The Real Estate Market Is Softening, Is It Because Of Too Many Years of Rapid Appreciation?

The real estate market is softening, is it because of too many years of rapid appreciation? Many people feel that we are headed for, or perhaps already in, a declining market, due to softening sales.  What may really be transpiring is an affordability conundrum here in the Southland, as well as rising interest rates and unreasonable listing prices by out of touch sellers.  Sellers’ that feel they should be able to list 20% more than a home that sold 6 months ago, will need to get realistic.  Barring only the most super homes in terms of location, features, and amenities, most current listing prices will need to reflect the changing market to get showings and offers.  

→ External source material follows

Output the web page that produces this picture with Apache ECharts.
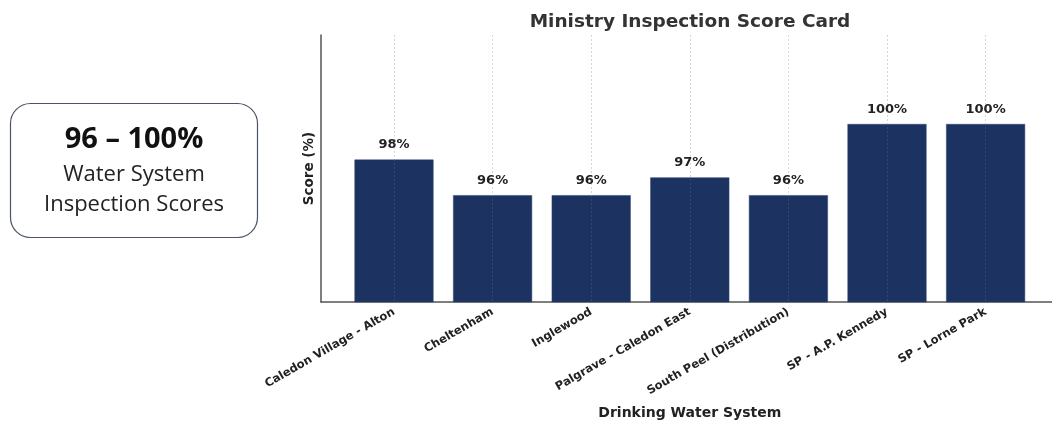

Overpriced homes will likely be very lonely on open house days except for “Looky Lous “.  But to be clear, while it may feel like a market diving, it is actually becoming a bit more normal.  The average appreciation, looking over decades of sales data, will find something closer to 3.7% when discussing the norm of a bell curve.  We have had a very abnormal market for 12 years beginning with the crest of highs in 2006 and the crash starting mid-2007, and continuing until 2012, followed by very strong growth as the economy recovered, but also because many buyers took advantage of the plummeted prices.  

Interest rates will continue to rise throughout next year and affordability will continue to be a serious issue as wages, even though hiring has been strong, have not kept up with housing appreciation. The consensus was for first quarter 2019 we may see the end of the 4% range; second quarter will bring the introduction of 5% if not sooner; and third quarter could usher in 5.2%.  Of course rates change daily and this is purely an educated guess by the folks at the KCM Blog.  Remember, when we hit the peak of housing costs in 2006, rates were in the 6% range.  The projected rates for the next year are, frankly, outstanding.  Although we had some brilliant years of government fixed rates for recovery purposes, we all knew that 3% and 4% could not be sustainable.  Home ownership is a mindset that enables average individual incomes to build wealth.

Does this paint a picture of doom and gloom?  Well, it shouldn’t.  Sellers will need to get realistic, so that the remaining pool of buyers can have a shot at buying their home.  Knowing that housing isn’t like stocks, you can’t always hold forever, people do need to move to get on with their lives.  These motivations should give us a bridge from seller to buyer, that could create a steady 2019.